No one needs to re-tell story of the decline of newspapers, nor apologize for desperation. But executive editor Dave Boardman, in an editorial on page A-2 Sunday, gamely went to lengths to say "not our fault" as he tried to paint in hunter orange the wall between journalism and the business side of the newspaper.
But the facts are that the in-house division of church and state in newspapers is almost unique in American commerce, is understood by relatively few outside the biz, and is believed by fewer, especially in this polarized age when every decision is scrutinized through a red or blue perspective.
Whatever caused this obtuse spasm-dance, few hear the music. Boardman's essay tried to protect his troops by making a pretty-please request of readers that they continue to trust Times reporters and editors.
Personally, I would, because I know many and would vouch for their cred standing strong. But Boardman had it backward in his essay when he wrote, "They say past performance is the best indicator of future performance." Well, no, especially if you go to Emerald Downs, or any race track or betting parlor, where the credo is, "Past performance is NO indicator of future performance."
That disclaimer may be legal boilerplate to keep people from suing The Racing Form, but it doesn't change its validity for many enterprises under seige. The more specific point that resonates in journalism is what discerning reader might ask: What has gone on before in this regard? What may happen next? And why hasn't anyone at The Times explained the how and why of their premise about print advertising?
In this acid political/economic climate, good luck unringing that bell.
Finally, the Mariners. Aside from the absurdity of raising prices when the club's Safeco attendance has hit an all-time low -- the club's 1.6 million attendance vs. capacity, 44.6 percent, was the worst in Major League Baseball — the Mariners said in a Seattle Times story the increases have so many variables for so many amounts in different sections that it "is difficult to show on the (seating) map."
But they had no difficulty in sending along the increases in the invoices, without warning. In effect, the club is saying what The Times and Armstrong are saying: "Trust me/us."
The Mariners have done so little to earn that trust over the last decade that it stretches credulity to think — business problems be damned — that they would even ask, particularly at a time when their motives are under scrutiny for objecting to the proposed basketball/hockey arena next to Safeco in SoDo.
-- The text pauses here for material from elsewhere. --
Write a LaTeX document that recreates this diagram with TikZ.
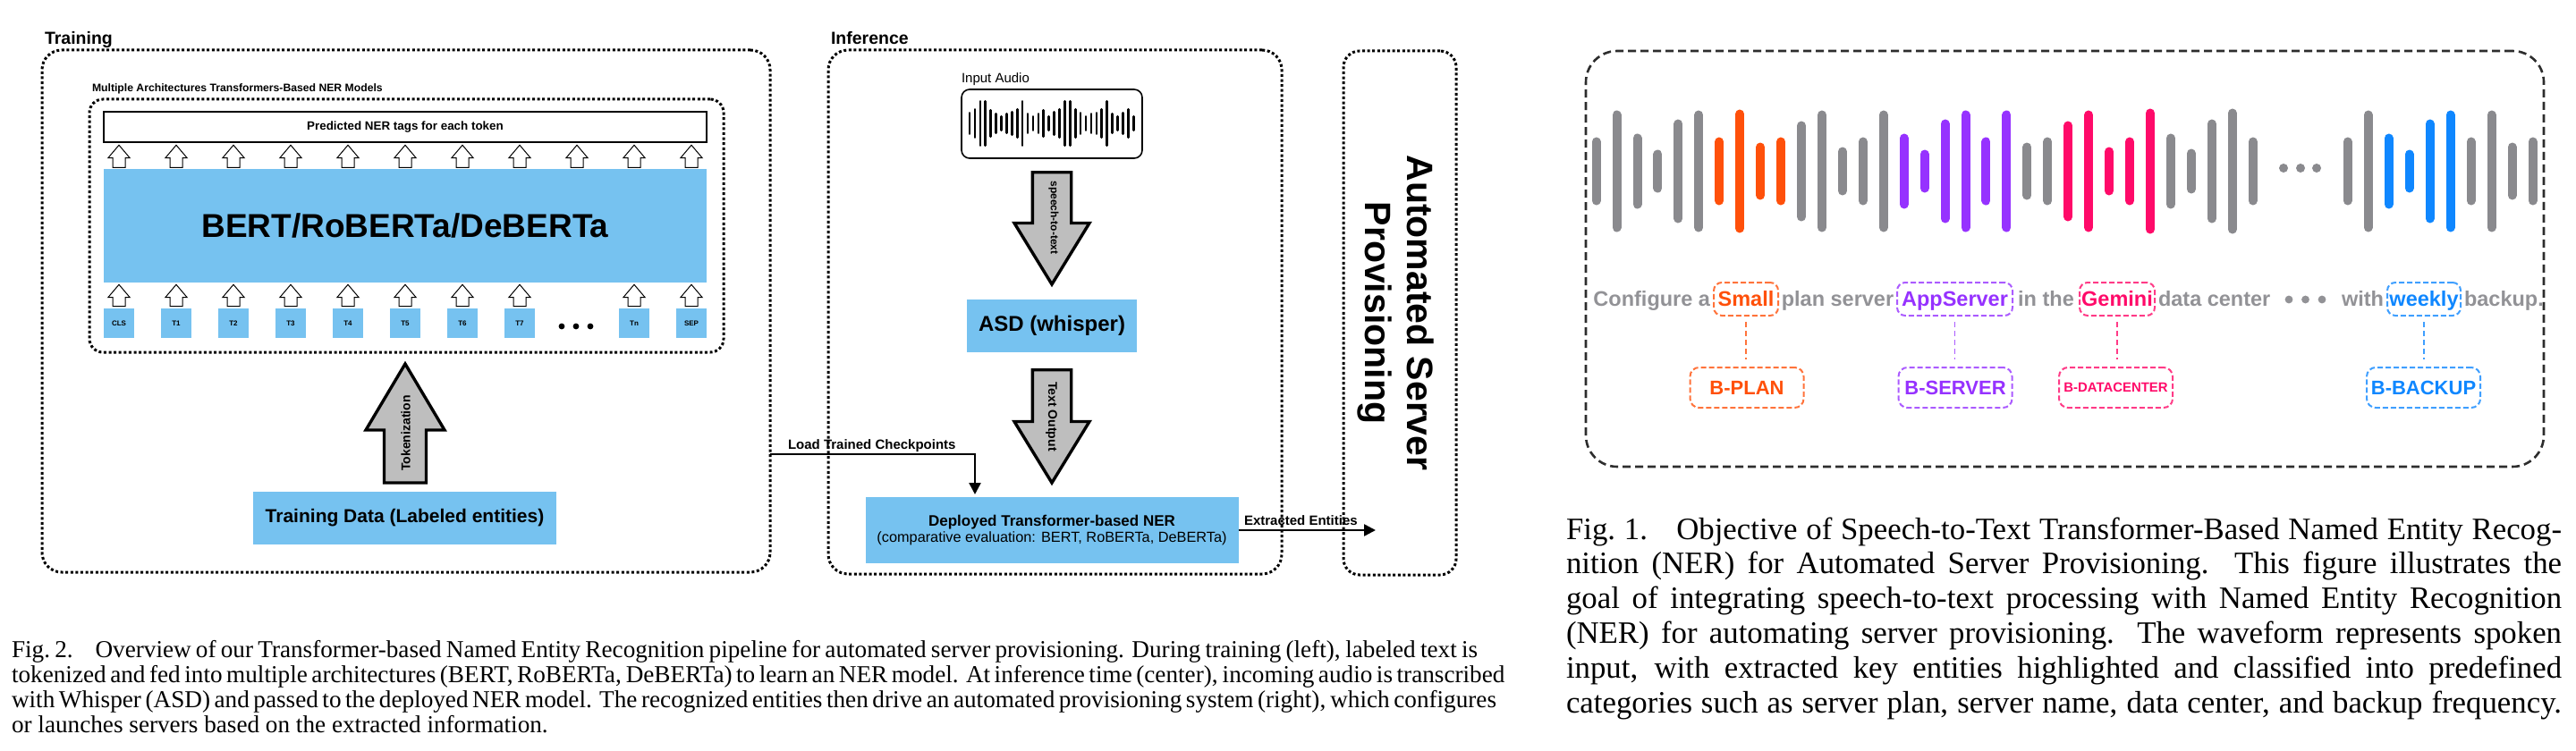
\documentclass[tikz,border=0pt]{standalone}
\usepackage{fontspec}
\setmainfont{Liberation Sans}
\newfontfamily\capfont{Liberation Serif}
\usetikzlibrary{arrows.meta,calc}
\definecolor{nerblue}{RGB}{118,194,240}
\definecolor{arrgray}{RGB}{190,190,190}
\definecolor{wgray}{RGB}{138,138,142}
\definecolor{tgray}{RGB}{146,146,150}
\definecolor{eorange}{RGB}{255,80,10}
\definecolor{epurple}{RGB}{150,50,255}
\definecolor{epink}{RGB}{255,10,105}
\definecolor{eblue}{RGB}{15,135,255}
\definecolor{pframe}{RGB}{45,45,45}
\newcommand\fsz[1]{\fontsize{#1}{#1}\selectfont}
\newcommand\hollowup[3]{%
  \draw[hollow] (#1,#2) -- (#1+12.2,#2+14.4) -- (#1+7,#2+14.4) -- (#1+7,#3) -- (#1-7,#3) -- (#1-7,#2+14.4) -- (#1-12.2,#2+14.4) -- cycle;}
\begin{document}
\begin{tikzpicture}[x=1pt,y=-1pt,
  dotbox/.style={draw=black, line width=3pt, dash pattern=on 3pt off 2.6pt, rounded corners=#1, inner sep=0pt, outer sep=0pt},
  dotbox/.default=20pt,
  bluebox/.style={fill=nerblue, inner sep=0pt, outer sep=0pt},
  tok/.style={bluebox, minimum width=34pt, minimum height=33pt, font=\fsz{8}\bfseries},
  hollow/.style={draw=black, fill=white, line width=1pt, line join=miter},
  bigarrow/.style={draw=black, fill=arrgray, line width=3.4pt, line join=miter},
  conn/.style={draw=black, line width=2.5pt, -{Triangle[length=13pt,width=13pt]}},
  plain/.style={inner sep=0pt, outer sep=0pt},
  ttl/.style={plain, font=\fsz{19.5}\bfseries},
  ent/.style={draw=#1!80!white, text=#1, dash pattern=on 6pt off 3pt, line width=2pt, rounded corners=9pt, minimum height=37pt, inner sep=0pt, text height=20pt, text depth=5pt, font=\fsz{23.5}\bfseries},
  lab/.style={draw=#1!80!white, text=#1, dash pattern=on 6pt off 3pt, line width=2pt, rounded corners=10pt, minimum width=127pt, minimum height=45pt, inner sep=0pt, font=\fsz{22}\bfseries},
  conndash/.style={draw=#1!80!white, line width=1.8pt, dash pattern=on 6pt off 4pt, shorten <=6pt, shorten >=8pt},
  sent/.style={plain, text=tgray, font=\fsz{23.5}\bfseries},
  wbar/.style={line width=10pt, line cap=round},
  abar/.style={draw=black, line width=2.6pt, line cap=round}
]
\useasboundingbox (0,0) rectangle (2880,840);
\fill[white] (0,0) rectangle (2880,840);

% ================= TRAINING =================
\node[dotbox=22pt, minimum width=814pt, minimum height=584pt] (train) at (454,348) {};
\node[ttl, anchor=base west] (trainlbl) at (50,49.5) {Training};
\node[dotbox=15pt, minimum width=709pt, minimum height=283pt] (multi) at (454.5,252.5) {};
\node[plain, anchor=base west, font=\fsz{12.2}\bfseries] (multilbl) at (103,102.7) {Multiple Architectures Transformers-Based NER Models};
\node[draw=black, line width=1.3pt, inner sep=0pt, minimum width=674pt, minimum height=34pt, font=\fsz{13.4}\bfseries] (pred) at (453,142) {Predicted NER tags for each token};
\node[bluebox, minimum width=674pt, minimum height=127pt, font=\fsz{37}\bfseries] (bert) at (453,252.5) {BERT/RoBERTa/DeBERTa};
\foreach \k/\t in {0/CLS,1/T1,2/T2,3/T3,4/T4,5/T5,6/T6,7/T7,9/Tn,10/SEP}
  {\node[tok] (tok\k) at (133+64*\k,361.5) {\t};}
\foreach \d in {628,644,660} {\fill[black] (\d,365) circle (3.4pt);}
\foreach \k in {0,...,10} {\hollowup{133+64*\k}{162.3}{187.3}}
\foreach \k in {0,...,7,9,10} {\hollowup{133+64*\k}{318.3}{342.7}}
\node[bluebox, minimum width=339pt, minimum height=59pt, font=\fsz{21}\bfseries] (tdata) at (452.5,579.5) {Training Data (Labeled entities)};
\draw[bigarrow] (453,407) -- (497,481) -- (476.5,481) -- (476.5,540) -- (429.5,540) -- (429.5,481) -- (409,481) -- cycle;
\node[plain, rotate=90, font=\fsz{14}\bfseries] (toklbl) at (453.5,484.5) {Tokenization};

% ================= INFERENCE =================
\node[dotbox=22pt, minimum width=507pt, minimum height=586pt] (inf) at (1179.5,349) {};
\node[ttl, anchor=base west] (inflbl) at (929,49.3) {Inference};
\node[plain, anchor=base west, font=\fsz{15}] (audiolbl) at (1075,92.7) {Input Audio};
\node[draw=black, line width=1.6pt, rounded corners=9pt, minimum width=202pt, minimum height=77pt, inner sep=0pt] (audio) at (1176,138.5) {};
\foreach \h [count=\i from 0] in {13,17,26,26,16,12,9,12,14,17,26,12,9,12,16,9,14,17,26,26,17,13,9,12,13,17,26,12,9,13,17,9}
  {\draw[abar] (1084+5.91*\i,138-\h+1.3) -- (1084+5.91*\i,138+\h-1.3);}
\draw[bigarrow] (1154.3,192.7) -- (1197.7,192.7) -- (1197.7,249.5) -- (1218,249.5) -- (1176,318) -- (1134,249.5) -- (1154.3,249.5) -- cycle;
\node[plain, rotate=-90, font=\fsz{12}\bfseries] (s2t) at (1178,243.5) {speech-to-text};
\node[bluebox, minimum width=190pt, minimum height=59pt, font=\fsz{24}\bfseries] (asd) at (1176,364.5) {ASD (whisper)};
\draw[bigarrow] (1154.3,413.7) -- (1197.7,413.7) -- (1197.7,471.5) -- (1218,471.5) -- (1176,540) -- (1134,471.5) -- (1154.3,471.5) -- cycle;
\node[plain, rotate=-90, font=\fsz{14}\bfseries] (txtout) at (1175.5,466) {Text Output};
\node[bluebox, minimum width=417pt, minimum height=74pt, align=center, font=\fontsize{16.3}{18}\selectfont] (dep) at (1176,593) {{\fontsize{17}{18}\selectfont\bfseries Deployed Transformer-based NER}\\(comparative evaluation: BERT, RoBERTa, DeBERTa)};

% ================= PROVISIONING =================
\node[dotbox=18pt, minimum width=126pt, minimum height=586pt] (asp) at (1565,350) {};
\node[plain, rotate=-90, align=center, font=\fontsize{41}{47}\selectfont\bfseries] (asptxt) at (1560,350) {Automated Server\\Provisioning};

% connectors
\draw[conn] ($(train.east)+(0,160)$) -| ($(dep.north west)+(122.5,-3)$);
\node[plain, anchor=base west, font=\fsz{15}\bfseries] (loadlbl) at (881,502.7) {Load Trained Checkpoints};
\coordinate (entend) at ($(asp.west |- dep.east)+(36,0)$);
\draw[conn] (dep.east) -- (entend);
\node[plain, anchor=base west, font=\fsz{15}\bfseries] (extlbl) at (1391,587.5) {Extracted Entities};

% ================= RIGHT PANEL =================
\node[draw=pframe, line width=2.6pt, dash pattern=on 9pt off 5pt, rounded corners=35pt, minimum width=1071pt, minimum height=465pt, inner sep=0pt, outer sep=0pt] (panel) at (2308.5,289.5) {};
\foreach \h/\c [count=\i from 0] in {38/wgray,68/wgray,42/wgray,24/wgray,58/wgray,68/wgray,38/eorange,69/eorange,32/eorange,38/eorange,56/wgray,68/wgray,27/wgray,38/wgray,68/wgray,42/epurple,24/epurple,58/epurple,68/epurple,38/epurple,68/epurple,32/wgray,38/wgray,56/epink,68/epink,27/epink,38/epink,70/epink,42/wgray,25/wgray,58/wgray,70/wgray,38/wgray}
  {\draw[wbar, draw=\c] (1784.6+22.94*\i,191.5-\h+5) -- (1784.6+22.94*\i,191.5+\h-5);}
\foreach \d in {2553,2572,2590} {\fill[wgray] (\d,188) circle (5pt);}
\foreach \h/\c [count=\i from 0] in {38/wgray,68/wgray,42/eblue,24/eblue,58/eblue,68/eblue,38/wgray,68/wgray,32/wgray,38/wgray}
  {\draw[wbar, draw=\c] (2624.6+23*\i,191.5-\h+5) -- (2624.6+23*\i,191.5+\h-5);}

% sentence
\node[ent=eorange, minimum width=72pt] (esmall) at (1952,334.5) {Small};
\node[ent=epurple, minimum width=129pt] (eapp) at (2185.5,334.5) {AppServer};
\node[ent=epink, minimum width=84pt] (egem) at (2367,334.5) {Gemini};
\node[ent=eblue, minimum width=82pt] (eweek) at (2710,334.5) {weekly};
\node[sent, anchor=base east] (w1) at (1912,342) {Configure a};
\node[sent, anchor=base] (w2) at (2054.5,342) {plan server};
\node[sent, anchor=base] (w3) at (2287.5,342) {in the};
\node[sent, anchor=base west] (w4) at (2413,342) {data center};
\foreach \d in {2559,2577.5,2596} {\fill[tgray] (\d,335) circle (4.4pt);}
\node[sent, anchor=base east] (w5) at (2665,342) {with};
\node[sent, anchor=base west] (w6) at (2755,342) {backup.};

% labels
\node[lab=eorange] (lplan) at (1953,433.5) {B-PLAN};
\node[lab=epurple] (lserver) at (2186,433.5) {B-SERVER};
\node[lab=epink, font=\fsz{14.9}\bfseries] (ldc) at (2365.5,433.5) {B-DATACENTER};
\node[lab=eblue] (lbackup) at (2709.5,433.5) {B-BACKUP};
\draw[conndash=eorange] (esmall.south) -- (esmall.south |- lplan.north);
\draw[conndash=epurple] (eapp.south) -- (eapp.south |- lserver.north);
\draw[conndash=epink] (egem.south) -- (egem.south |- ldc.north);
\draw[conndash=eblue] (eweek.south) -- (eweek.south |- lbackup.north);

% ================= CAPTIONS =================
\node[plain, anchor=base west] (cap2) at (13,735) {\parbox[t]{1639pt}{\capfont\fontsize{27.2}{28.3}\selectfont
\makebox[\linewidth][s]{Fig.~2.\hspace{0.6em} Overview of our Transformer-based Named Entity Recognition pipeline for automated server provisioning. During training (left), labeled text is}\par
\makebox[\linewidth][s]{tokenized and fed into multiple architectures (BERT, RoBERTa, DeBERTa) to learn an NER model. At inference time (center), incoming audio is transcribed}\par
\makebox[\linewidth][s]{with Whisper (ASD) and passed to the deployed NER model. The recognized entities then drive an automated provisioning system (right), which configures}\par
or launches servers based on the extracted information.}};
\node[plain, anchor=base west] (cap1) at (1751,603) {\parbox[t]{1113pt}{\capfont\fontsize{34.8}{38.8}\selectfont
\makebox[\linewidth][s]{Fig.~1.\hspace{0.5em} Objective of Speech-to-Text Transformer-Based Named Entity Recog-}\par
\makebox[\linewidth][s]{nition (NER) for Automated Server Provisioning. This figure illustrates the}\par
\makebox[\linewidth][s]{goal of integrating speech-to-text processing with Named Entity Recognition}\par
\makebox[\linewidth][s]{(NER) for automating server provisioning. The waveform represents spoken}\par
\makebox[\linewidth][s]{input, with extracted key entities highlighted and classified into predefined}\par
\makebox[\linewidth][s]{categories such as server plan, server name, data center, and backup frequency.}}};
\end{tikzpicture}
\end{document}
The club says its opposition is purely a matter of traffic congestion; common sense says it's the threat of two more pro teams in town fighting for the discretionary sports dollar.
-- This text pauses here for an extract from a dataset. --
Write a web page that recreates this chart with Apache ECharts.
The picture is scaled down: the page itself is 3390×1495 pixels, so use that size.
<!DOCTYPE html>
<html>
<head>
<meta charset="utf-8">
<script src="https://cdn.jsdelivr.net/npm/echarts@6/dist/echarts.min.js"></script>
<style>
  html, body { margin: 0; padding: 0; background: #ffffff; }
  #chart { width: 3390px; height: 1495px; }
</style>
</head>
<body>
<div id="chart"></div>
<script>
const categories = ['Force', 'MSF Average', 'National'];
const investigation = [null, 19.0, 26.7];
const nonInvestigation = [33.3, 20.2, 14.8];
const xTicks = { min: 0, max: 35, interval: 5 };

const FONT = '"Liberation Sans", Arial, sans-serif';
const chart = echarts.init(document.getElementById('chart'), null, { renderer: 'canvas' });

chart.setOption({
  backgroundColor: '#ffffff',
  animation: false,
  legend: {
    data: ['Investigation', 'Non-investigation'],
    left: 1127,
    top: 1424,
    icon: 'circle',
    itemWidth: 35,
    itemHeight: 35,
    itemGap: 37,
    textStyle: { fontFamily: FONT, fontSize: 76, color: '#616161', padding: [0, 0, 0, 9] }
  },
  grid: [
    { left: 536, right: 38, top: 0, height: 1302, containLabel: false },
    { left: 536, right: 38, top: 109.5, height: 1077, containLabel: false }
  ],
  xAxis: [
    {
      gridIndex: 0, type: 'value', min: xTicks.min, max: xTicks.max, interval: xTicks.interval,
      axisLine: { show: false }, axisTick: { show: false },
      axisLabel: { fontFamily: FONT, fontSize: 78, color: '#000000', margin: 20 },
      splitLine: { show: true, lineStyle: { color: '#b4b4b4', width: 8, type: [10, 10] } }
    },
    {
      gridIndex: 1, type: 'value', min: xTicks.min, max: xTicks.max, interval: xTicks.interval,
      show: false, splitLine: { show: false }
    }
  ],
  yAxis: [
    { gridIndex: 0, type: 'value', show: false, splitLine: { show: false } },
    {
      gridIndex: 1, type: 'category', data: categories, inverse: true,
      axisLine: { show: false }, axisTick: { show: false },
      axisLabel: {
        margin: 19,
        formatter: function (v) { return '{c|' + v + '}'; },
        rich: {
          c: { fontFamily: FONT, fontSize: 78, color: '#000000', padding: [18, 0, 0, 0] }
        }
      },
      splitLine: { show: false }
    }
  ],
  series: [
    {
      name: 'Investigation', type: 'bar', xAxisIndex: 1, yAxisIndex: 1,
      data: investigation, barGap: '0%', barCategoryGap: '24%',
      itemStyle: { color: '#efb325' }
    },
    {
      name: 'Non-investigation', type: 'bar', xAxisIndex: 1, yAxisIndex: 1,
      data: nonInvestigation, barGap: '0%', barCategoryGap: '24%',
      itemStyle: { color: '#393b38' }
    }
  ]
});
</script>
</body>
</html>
Even though the Mariners say they haven't raised prices since 2008, they have, via the use of dynamic pricing, an increasingly popular technique in which prices go up based on market issues such as caliber of opponent, day and date, who knows what else — port traffic?
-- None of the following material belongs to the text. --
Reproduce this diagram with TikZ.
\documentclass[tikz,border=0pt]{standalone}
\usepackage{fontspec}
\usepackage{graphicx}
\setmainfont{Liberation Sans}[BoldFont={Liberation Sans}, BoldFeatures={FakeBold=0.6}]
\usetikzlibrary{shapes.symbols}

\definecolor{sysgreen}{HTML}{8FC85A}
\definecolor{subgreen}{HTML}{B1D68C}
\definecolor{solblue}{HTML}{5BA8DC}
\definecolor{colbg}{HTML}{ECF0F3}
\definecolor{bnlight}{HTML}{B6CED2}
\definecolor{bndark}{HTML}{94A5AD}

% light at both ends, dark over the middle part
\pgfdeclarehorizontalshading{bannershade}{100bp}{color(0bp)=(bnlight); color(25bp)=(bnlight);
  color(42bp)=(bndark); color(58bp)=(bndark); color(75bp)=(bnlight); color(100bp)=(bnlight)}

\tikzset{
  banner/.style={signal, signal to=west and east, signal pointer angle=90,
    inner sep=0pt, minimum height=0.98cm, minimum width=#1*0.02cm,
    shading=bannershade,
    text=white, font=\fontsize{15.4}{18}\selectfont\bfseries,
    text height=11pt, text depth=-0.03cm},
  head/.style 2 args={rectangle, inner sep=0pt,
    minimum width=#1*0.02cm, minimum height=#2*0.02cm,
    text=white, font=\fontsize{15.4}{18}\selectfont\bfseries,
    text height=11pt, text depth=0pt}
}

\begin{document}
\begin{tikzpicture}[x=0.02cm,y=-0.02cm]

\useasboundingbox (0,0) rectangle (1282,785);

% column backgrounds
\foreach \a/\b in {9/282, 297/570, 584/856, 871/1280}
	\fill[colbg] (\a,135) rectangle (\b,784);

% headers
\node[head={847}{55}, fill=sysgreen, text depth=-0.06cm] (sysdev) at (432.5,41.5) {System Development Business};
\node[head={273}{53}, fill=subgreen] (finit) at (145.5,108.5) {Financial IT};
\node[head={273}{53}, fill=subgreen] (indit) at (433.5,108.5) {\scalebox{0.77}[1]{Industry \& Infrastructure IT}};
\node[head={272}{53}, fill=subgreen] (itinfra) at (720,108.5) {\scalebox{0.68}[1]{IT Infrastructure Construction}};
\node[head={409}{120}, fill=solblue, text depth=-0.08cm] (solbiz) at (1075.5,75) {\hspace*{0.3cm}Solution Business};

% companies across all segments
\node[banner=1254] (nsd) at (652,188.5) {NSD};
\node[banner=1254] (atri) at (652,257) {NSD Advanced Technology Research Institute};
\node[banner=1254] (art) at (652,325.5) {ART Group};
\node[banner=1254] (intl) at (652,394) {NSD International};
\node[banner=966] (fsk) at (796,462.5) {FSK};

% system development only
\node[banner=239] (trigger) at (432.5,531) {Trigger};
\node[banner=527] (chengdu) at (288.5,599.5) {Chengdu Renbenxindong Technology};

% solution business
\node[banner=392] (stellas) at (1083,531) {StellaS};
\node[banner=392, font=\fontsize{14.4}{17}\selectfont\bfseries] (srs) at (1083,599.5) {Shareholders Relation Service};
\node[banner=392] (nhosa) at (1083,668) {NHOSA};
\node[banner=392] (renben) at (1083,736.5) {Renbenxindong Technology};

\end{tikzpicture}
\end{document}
Somehow, the Mariners aren't hearing their fans who grow weary of "plans" for contention and want the same thing as fans of the A's, Nationals, Rays and other perennial ne'er-do-wells. But first, the fans have to pay more — as if they haven't already.
The position is backward. It's tone deaf. And even more lamentable lately, because the erosion of accountabiltiy is so pervasive to a public that is emotionally and financially invested in these enterprises' successes.